Nadie piensa que el guardabosques sea alguien malo, tampoco que sea un vago ni que deje sus obligaciones a medio hacer. Ama la naturaleza, eso nadie lo duda, se pasea por ella día y noche, y conoce a la perfección cada rincón, porque parte del mérito de que continúe existiendo es de su trabajo y su honradez.
Sin embargo, la tarea del guardabosques puede ser poco imaginativa, porque el éxito de su trabajo radica en que todo siga igual. La naturaleza tiene su ciclo, que se repite primavera tras primavera con pocas variaciones. El objetivo es trabajar para que nada cambie.
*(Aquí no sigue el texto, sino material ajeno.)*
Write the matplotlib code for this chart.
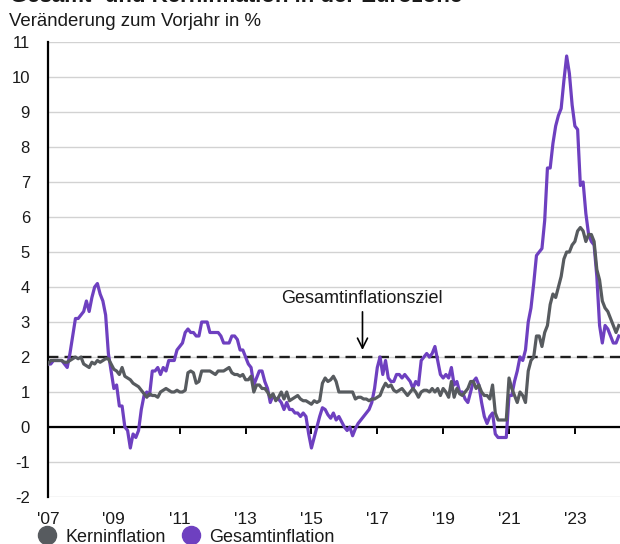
import numpy as np
import matplotlib
matplotlib.use("Agg")
import matplotlib.pyplot as plt
from matplotlib.lines import Line2D

plt.rcParams['font.family'] = ['Liberation Sans', 'DejaVu Sans']

# ---------------- data (monthly, Jan 2007 - May 2024, % y/y) ----------------
start_year = 2007
gesamtinflation = [
    1.8, 1.8, 1.9, 1.9, 1.9, 1.9, 1.8, 1.7, 2.1, 2.6, 3.1, 3.1,      # 2007
    3.2, 3.3, 3.6, 3.3, 3.7, 4.0, 4.1, 3.8, 3.6, 3.2, 2.1, 1.6,      # 2008
    1.1, 1.2, 0.6, 0.6, 0.0, -0.1, -0.6, -0.2, -0.3, -0.1, 0.5, 0.9, # 2009
    1.0, 0.9, 1.6, 1.6, 1.7, 1.5, 1.7, 1.6, 1.9, 1.9, 1.9, 2.2,      # 2010
    2.3, 2.4, 2.7, 2.8, 2.7, 2.7, 2.6, 2.6, 3.0, 3.0, 3.0, 2.7,      # 2011
    2.7, 2.7, 2.7, 2.6, 2.4, 2.4, 2.4, 2.6, 2.6, 2.5, 2.2, 2.2,      # 2012
    2.0, 1.8, 1.7, 1.2, 1.4, 1.6, 1.6, 1.3, 1.1, 0.7, 0.9, 0.8,      # 2013
    0.8, 0.7, 0.5, 0.7, 0.5, 0.5, 0.4, 0.4, 0.3, 0.4, 0.3, -0.2,     # 2014
    -0.6, -0.3, 0.0, 0.3, 0.55, 0.5, 0.35, 0.25, 0.4, 0.2, 0.3, 0.15,  # 2015
    0.0, -0.1, 0.0, -0.25, -0.05, 0.1, 0.2, 0.3, 0.4, 0.5, 0.7, 1.1,   # 2016
    1.7, 2.0, 1.5, 1.9, 1.4, 1.3, 1.3, 1.5, 1.5, 1.4, 1.5, 1.4,      # 2017
    1.3, 1.1, 1.3, 1.2, 1.9, 2.0, 2.1, 2.0, 2.1, 2.3, 1.9, 1.5,      # 2018
    1.4, 1.5, 1.4, 1.7, 1.2, 1.3, 1.0, 1.0, 0.8, 0.7, 1.0, 1.3,      # 2019
    1.4, 1.2, 0.7, 0.3, 0.1, 0.3, 0.4, -0.2, -0.3, -0.3, -0.3, -0.3, # 2020
    0.9, 0.9, 1.3, 1.6, 2.0, 1.9, 2.2, 3.0, 3.4, 4.1, 4.9, 5.0,      # 2021
    5.1, 5.9, 7.4, 7.4, 8.1, 8.6, 8.9, 9.1, 9.9, 10.6, 10.1, 9.2,    # 2022
    8.6, 8.5, 6.9, 7.0, 6.1, 5.5, 5.3, 5.2, 4.3, 2.9, 2.4, 2.9,      # 2023
    2.8, 2.6, 2.4, 2.4, 2.6,                                         # 2024
]
kerninflation = [
    1.8, 1.9, 1.9, 1.9, 1.9, 1.9, 1.85, 1.85, 1.9, 1.95, 2.0, 1.95,  # 2007
    2.0, 1.8, 1.75, 1.7, 1.85, 1.8, 1.9, 1.85, 1.9, 1.95, 1.95, 1.8, # 2008
    1.65, 1.6, 1.5, 1.7, 1.45, 1.4, 1.35, 1.25, 1.2, 1.15, 1.05, 0.95,  # 2009
    0.85, 0.95, 0.9, 0.9, 0.85, 1.0, 1.05, 1.1, 1.05, 1.0, 1.0, 1.05,   # 2010
    1.0, 1.0, 1.05, 1.55, 1.6, 1.55, 1.25, 1.3, 1.6, 1.6, 1.6, 1.6,     # 2011
    1.55, 1.5, 1.6, 1.6, 1.6, 1.65, 1.7, 1.55, 1.5, 1.5, 1.45, 1.5,     # 2012
    1.35, 1.35, 1.45, 1.0, 1.2, 1.2, 1.1, 1.1, 1.0, 0.85, 0.95, 0.75,   # 2013
    0.85, 1.0, 0.8, 1.0, 0.75, 0.8, 0.85, 0.9, 0.8, 0.75, 0.75, 0.7,    # 2014
    0.65, 0.75, 0.7, 0.75, 1.25, 1.4, 1.3, 1.35, 1.45, 1.3, 1.0, 1.0,   # 2015
    1.0, 1.0, 1.0, 1.0, 0.8, 0.85, 0.85, 0.8, 0.8, 0.75, 0.8, 0.8,      # 2016
    0.85, 0.9, 1.1, 1.25, 1.15, 1.2, 1.05, 1.0, 1.05, 1.1, 1.0, 0.9,    # 2017
    1.0, 1.1, 1.0, 0.85, 1.0, 1.05, 1.05, 1.0, 1.1, 1.0, 1.1, 0.9,      # 2018
    1.1, 1.0, 0.85, 1.3, 0.85, 1.1, 0.95, 0.9, 1.0, 1.1, 1.3, 1.3,      # 2019
    1.1, 1.2, 1.0, 0.9, 0.9, 0.8, 1.2, 0.4, 0.2, 0.2, 0.2, 0.2,         # 2020
    1.4, 1.1, 0.9, 0.7, 1.0, 0.9, 0.7, 1.6, 1.9, 2.0, 2.6, 2.6,         # 2021
    2.3, 2.7, 2.9, 3.5, 3.8, 3.7, 4.0, 4.3, 4.8, 5.0, 5.0, 5.2,         # 2022
    5.3, 5.6, 5.7, 5.6, 5.3, 5.5, 5.5, 5.3, 4.5, 4.2, 3.6, 3.4,         # 2023
    3.3, 3.1, 2.9, 2.7, 2.9,                                            # 2024
]
inflationsziel = 2.0
tick_years = [2007, 2009, 2011, 2013, 2015, 2017, 2019, 2021, 2023]
tick_labels = ["'07", "'09", "'11", "'13", "'15", "'17", "'19", "'21", "'23"]
y_ticks = list(range(-2, 12))
series_names = ["Kerninflation", "Gesamtinflation"]

title = "Gesamt- und Kerninflation in der Eurozone"
subtitle = "Veränderung zum Vorjahr in %"
annotation_text = "Gesamtinflationsziel"

# ---------------- styling ----------------
PURPLE = "#6e40c0"
GRAY = "#575b5f"
TEXT = "#1a1a1a"

W, H = 620, 544
fig = plt.figure(figsize=(W / 100, H / 100), dpi=100)
ax = fig.add_axes([48 / W, 47 / H, (W - 48) / W, 455 / H])

n = len(gesamtinflation)
x = start_year + np.arange(n) / 12.0

ax.set_xlim(2007.0, 2007.0 + (W - 48) / 32.93)
ax.set_ylim(-2, 11)

# gridlines
ax.set_yticks(y_ticks)
ax.set_yticklabels([str(v) for v in y_ticks])
ax.yaxis.grid(True, color="#d2d2d2", linewidth=1.0)
ax.set_axisbelow(True)

for s in ["top", "right", "bottom"]:
    ax.spines[s].set_visible(False)
ax.spines["left"].set_color("black")
ax.spines["left"].set_linewidth(1.6)

ax.tick_params(axis="y", length=0, pad=13, labelsize=12, labelcolor=TEXT)
ax.set_xticks(tick_years)
ax.set_xticklabels(tick_labels)
ax.tick_params(axis="x", length=0, pad=11, labelsize=12.5, labelcolor=TEXT)

# zero line with ticks
ax.axhline(0, color="black", linewidth=1.6, zorder=2)
sec = ax.secondary_xaxis(0, transform=ax.transData)
sec.set_xticks(tick_years)
sec.set_xticklabels([])
sec.tick_params(axis="x", length=5, width=1.4, color="black", direction="out")
sec.spines["bottom"].set_visible(False)

# target line
ax.axhline(inflationsziel, color="#1e1e1e", linewidth=1.7,
           linestyle=(0, (4.4, 2.6)), zorder=2)

# series
ax.plot(x, gesamtinflation, color=PURPLE, linewidth=2.3, zorder=3,
        solid_joinstyle="round")
ax.plot(x, kerninflation, color=GRAY, linewidth=2.3, zorder=4,
        solid_joinstyle="round")

# annotation
ax.annotate("", xy=(2016.55, 2.2), xytext=(2016.55, 3.29),
            arrowprops=dict(arrowstyle="->", color="black", lw=1.2,
                            mutation_scale=18, shrinkA=0, shrinkB=0))
ax.text(2016.53, 3.66, annotation_text, ha="center", va="center",
        fontsize=13, color=TEXT)

# titles
fig.text(10 / W, 1 - 2.5 / H, title, fontsize=16, fontweight="bold",
         va="baseline", ha="left", color=TEXT)
fig.text(9 / W, 1 - 26.5 / H, subtitle, fontsize=13.4, va="baseline",
         ha="left", color=TEXT)

# legend
handles = [Line2D([], [], marker="o", linestyle="none", markersize=13,
                  color=GRAY),
           Line2D([], [], marker="o", linestyle="none", markersize=13,
                  color=PURPLE)]
fig.legend(handles, series_names, loc="center left",
           bbox_to_anchor=(38 / W, 1 - 537 / H), ncol=2, frameon=False,
           fontsize=13, handlelength=1.0, handletextpad=0.5,
           columnspacing=0.9, borderpad=0, borderaxespad=0,
           labelcolor=TEXT)

fig.savefig("out.png", dpi=100)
Es reticente a la novedad, porque sabe que su bosque se diferencia por unas determinadas especies de árboles y de animales, y la presencia de nuevas especies sería un cambio impredecible y a evitar por todos los medios. A veces no recuerda que los bosques necesitan relacionarse con otros bosques para evitar la endogamia y enriquecerse mutuamente.
Trabaja con esmero, haya nieve o sequía, pero su amor al bosque le lleva a pensar que el suyo es el mejor. Sabe que su bosque es famoso por algunas especies y por un paisaje que ninguna región del mundo tiene y que otros no podrían conservar. Por eso se encarga de cuidar de determinados árboles y animales más que de otros, pero se olvida de que en la naturaleza cada ser vivo, por pequeño que sea, cumple su función.
Este espíritu de conservación hace que el guardabosques desconfíe del hombre. Asume por experiencia que las causas de la contaminación, los incendios y extinción de especies no suelen venir de la naturaleza. Es el género humano el que trae casi todos los males al bosque. Con el objetivo de evitar males mayores, pone trabas al hombre para que no pueda entrar en el bosque y con ello salvaguarda la naturaleza, pero impide a los excursionistas pasear y a los scouts tocar la guitarra bajo la luna en verano.
Cada mañana, nuestro personaje se levanta y contempla la Creación y recuerda con cierta nostalgia su infancia, cuando el bosque era un lugar mucho mejor: más puro, con más animales y menos humanos. Pero me resisto a pensar que Dios no sepa acoger la novedad, que quiera a unos más que otros y, sobre todo, que no siga confiando en el hombre. Me niego a pensar que Dios −y con él los guardabosques− solo ponga la mirada en el pasado y que no vea el futuro con ilusión y buenas dosis de esperanza.